Rev. Dr. Kipp Gilmore-Clough became an Elder in the Eastern Pennsylvania Annual Conference of The United Methodist Church in 2003. He currently serves as an Associate Pastor at Chestnut Hill United Church in Philadelphia. He earned his Ph.D. in Religion from Temple University in 2014, and is teaching Introduction to Religious Studies and Women and Religion at West Chester University. Kipp was one of the 33 EPAUMC clergy members who co-officiated the service of Christian marriage for Bill Gatewood and Rick Taylor on November 9, 2013 at the Arch Street United Methodist Church in Philadelphia.
The “him” in question was the seminary’s president. The comment tumbled out into an afternoon conversation amongst M.Div. students who were whiling away the time before an evening class began. We had been talking about nothing in particular when one of our colleagues—let’s call him “Peter”—voiced his excitement that the seminary president had refused to revisit the institution’s policy on human sexuality, despite the fact that some donors had made public their intention to withhold further gifts out of protest. “I think it shows a lot of courage.”
I wasn’t so sure. I had made my way to the seminary because of its commitment to urban issues. On the whole, however, I found myself to be less theologically conservative than most of my fellow students. Having embraced a conservative theology in my high school years, I had found it to be an uncomfortable fit by the time I entered seminary. Sometimes it felt to me that the “courage” to uphold a “biblical standard” was simply another way of refusing to consider new and uncomfortable ideas.
The acceptance of LGBT people—and, more to the point, the integrity of their relationships with one another—was definitely one of those uncomfortable ideas. As a high school student who had awakened to the lively power of the scriptures, I had “known,” intuitively and without question, that there was nothing acceptable about any relationships outside of a heterosexual norm. It was a given; as far as I could tell, the Bible, reason, and nature all pointed to the sinfulness, the ultimate futility, and the self-annihilating logic of same-sex partnerships.
But a Washington Post book review started to pull at the threads of my closed system, ultimately causing it to fray. Mel White, who had been active in the Moral Majority, was close to Jerry Falwell, and had ghost written the autobiographies of more than one notable evangelical personality, had recently published the story of his own life. And it was very much the story of his desperate attempts to escape the stark insistence of his sexual desires. Mel White was gay in a subculture that denied the reality and acceptability of that fact. The book review and accompanying interview addressed the multiple ways he tried to shed his desires and replace them with the purer desires of a heterosexual man. Prayer. Fasting. Therapy. Shock treatment.

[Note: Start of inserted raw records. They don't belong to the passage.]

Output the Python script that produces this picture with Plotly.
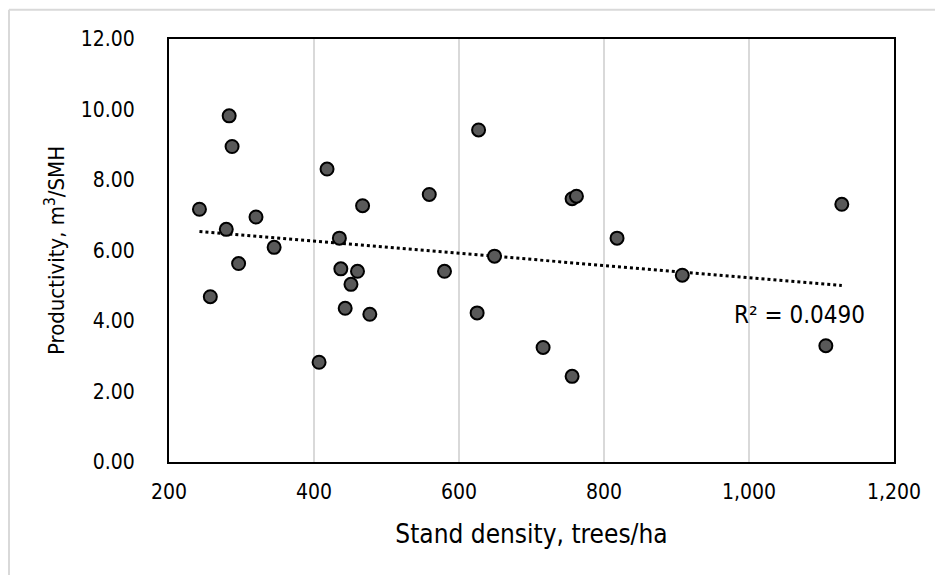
import numpy as np
import plotly.graph_objects as go

# stand density (trees/ha) vs productivity (m3/SMH)
density = [283, 287, 418, 559, 242, 467, 320, 279, 435, 345,
           296, 437, 460, 580, 451, 627, 756, 762, 818, 649,
           908, 257, 443, 477, 407, 625, 716, 756, 1106, 1128]
productivity = [9.82, 8.95, 8.31, 7.59, 7.17, 7.27, 6.95, 6.60, 6.35, 6.09,
                5.63, 5.48, 5.41, 5.41, 5.04, 9.42, 7.47, 7.54, 6.35, 5.84,
                5.30, 4.69, 4.36, 4.19, 2.83, 4.23, 3.25, 2.43, 3.30, 7.31]
r2_label = "R\u00b2 = 0.0490"

x_ticks = [200, 400, 600, 800, 1000, 1200]
y_ticks = [0, 2, 4, 6, 8, 10, 12]

# linear trendline
slope, intercept = np.polyfit(density, productivity, 1)
trend_x = [min(density), max(density)]
trend_y = [slope * v + intercept for v in trend_x]

FONT = "DejaVu Sans Condensed, DejaVu Sans"

fig = go.Figure()
fig.add_trace(go.Scatter(
    x=trend_x, y=trend_y, mode="lines",
    line=dict(color="black", width=3, dash="dot"),
    hoverinfo="skip", showlegend=False,
))
fig.add_trace(go.Scatter(
    x=density, y=productivity, mode="markers",
    marker=dict(size=13, color="#595959", line=dict(color="black", width=2)),
    showlegend=False,
))

fig.add_annotation(
    x=1069, y=4.17, xref="x", yref="y", text=r2_label, showarrow=False,
    font=dict(family=FONT, size=24, color="#000000"),
)

# outer chart frame (light gray)
fig.add_shape(type="line", xref="paper", yref="paper",
              x0=-0.2207, x1=1.2, y0=1.069, y1=1.069,
              line=dict(color="#d9d9d9", width=2))
fig.add_shape(type="line", xref="paper", yref="paper",
              x0=-0.2207, x1=-0.2207, y0=-0.5, y1=1.069,
              line=dict(color="#d9d9d9", width=2))

fig.update_xaxes(
    range=[200, 1200], tickvals=x_ticks, tickformat=",",
    showgrid=True, gridcolor="#d9d9d9", gridwidth=2,
    showline=True, linecolor="black", linewidth=2, mirror=True,
    zeroline=False, ticks="",
    ticklabelstandoff=10,
    tickfont=dict(family=FONT, size=21, color="#000000"),
    title=dict(text="Stand density, trees/ha", standoff=22,
               font=dict(family=FONT, size=26, color="#000000")),
)
fig.update_yaxes(
    range=[0, 12], tickvals=y_ticks, tickformat=".2f",
    showgrid=False,
    showline=True, linecolor="black", linewidth=2, mirror=True,
    zeroline=False, ticks="",
    ticklabelstandoff=28,
    tickfont=dict(family=FONT, size=21, color="#000000"),
    title=dict(text="Productivity, m<sup>3</sup>/SMH", standoff=10,
               font=dict(family=FONT, size=22, color="#000000")),
)

fig.update_layout(
    width=943, height=575,
    margin=dict(l=161, r=57, t=31, b=121),
    paper_bgcolor="white", plot_bgcolor="white",
)

fig.write_html("out.html")
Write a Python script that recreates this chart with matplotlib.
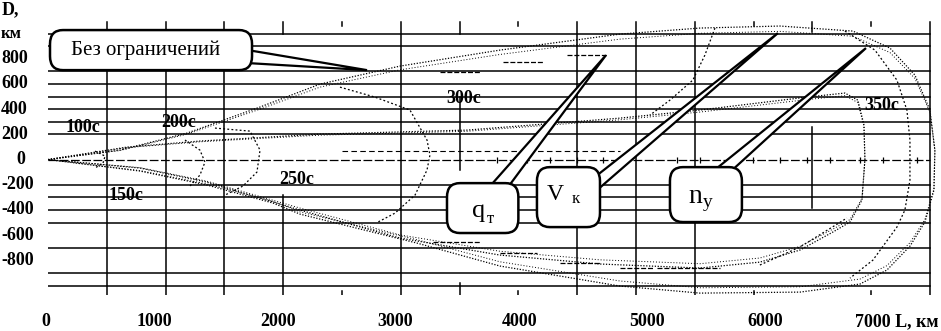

I’ll repeat that, since it seared itself into my consciousness: Shock treatment.
Still, he found himself attracted to men, depressed and suicidal, unable to pray, fast, or even electrify the gay away. Confronted with this, gradually, I found myself asking: Am I insisting on calling unclean that which God has called clean?
I could not, therefore, enter into Peter’s robust confidence about the nature of the dividing line between courage and cowardice.
Neither, it turned out, could he.
Peter completed seminary with excellent grades. He was, by all accounts, an impressive student and a skilled minister. He landed a comfortable pastorate shortly after graduation. He married a woman whom he loved. They had children together.
All the while, however, a long-repressed aspect of his life dogged him, fought to loose itself from the stranglehold of his terrified psyche: his attraction to men. Like Mel White, he tried everything he could think of to escape his desires, their claim on his selfhood. They were, he believed, impure, sinful, and evil. They threatened everything he had built his life into. They had to be eradicated. And when he found himself unable to do so—unable to get rid of his desires, unable to withstand the self-loathing, unable to bear the crushing depression—he looked to something more definitive than prayer and therapy. He came frighteningly close to taking his own life.
I learned this part of his story, truth be told, long after I had come to accept that LGBT people—and their relationships—are part of God’s riotously kaleidoscopic design for this world. What it sharpened for me, though, is the sense that concrete lives take precedence over abstract ideas. A theology, and the institutions built around it, that generates ineluctable impulses toward self-destruction in some of God’s people is a form of spiritual violence. A theology that inspires suicides is a theology crying out for the courage to change.
It is time to stop calling unclean what God has called clean.
 This is not, of course, his real name. He has written and spoken about his story—but in its specificity, it is his to tell. Insofar as it has played a part in the ongoing unfolding of my theological reflection, I tell it that way—in a manner that is complete even without a real name.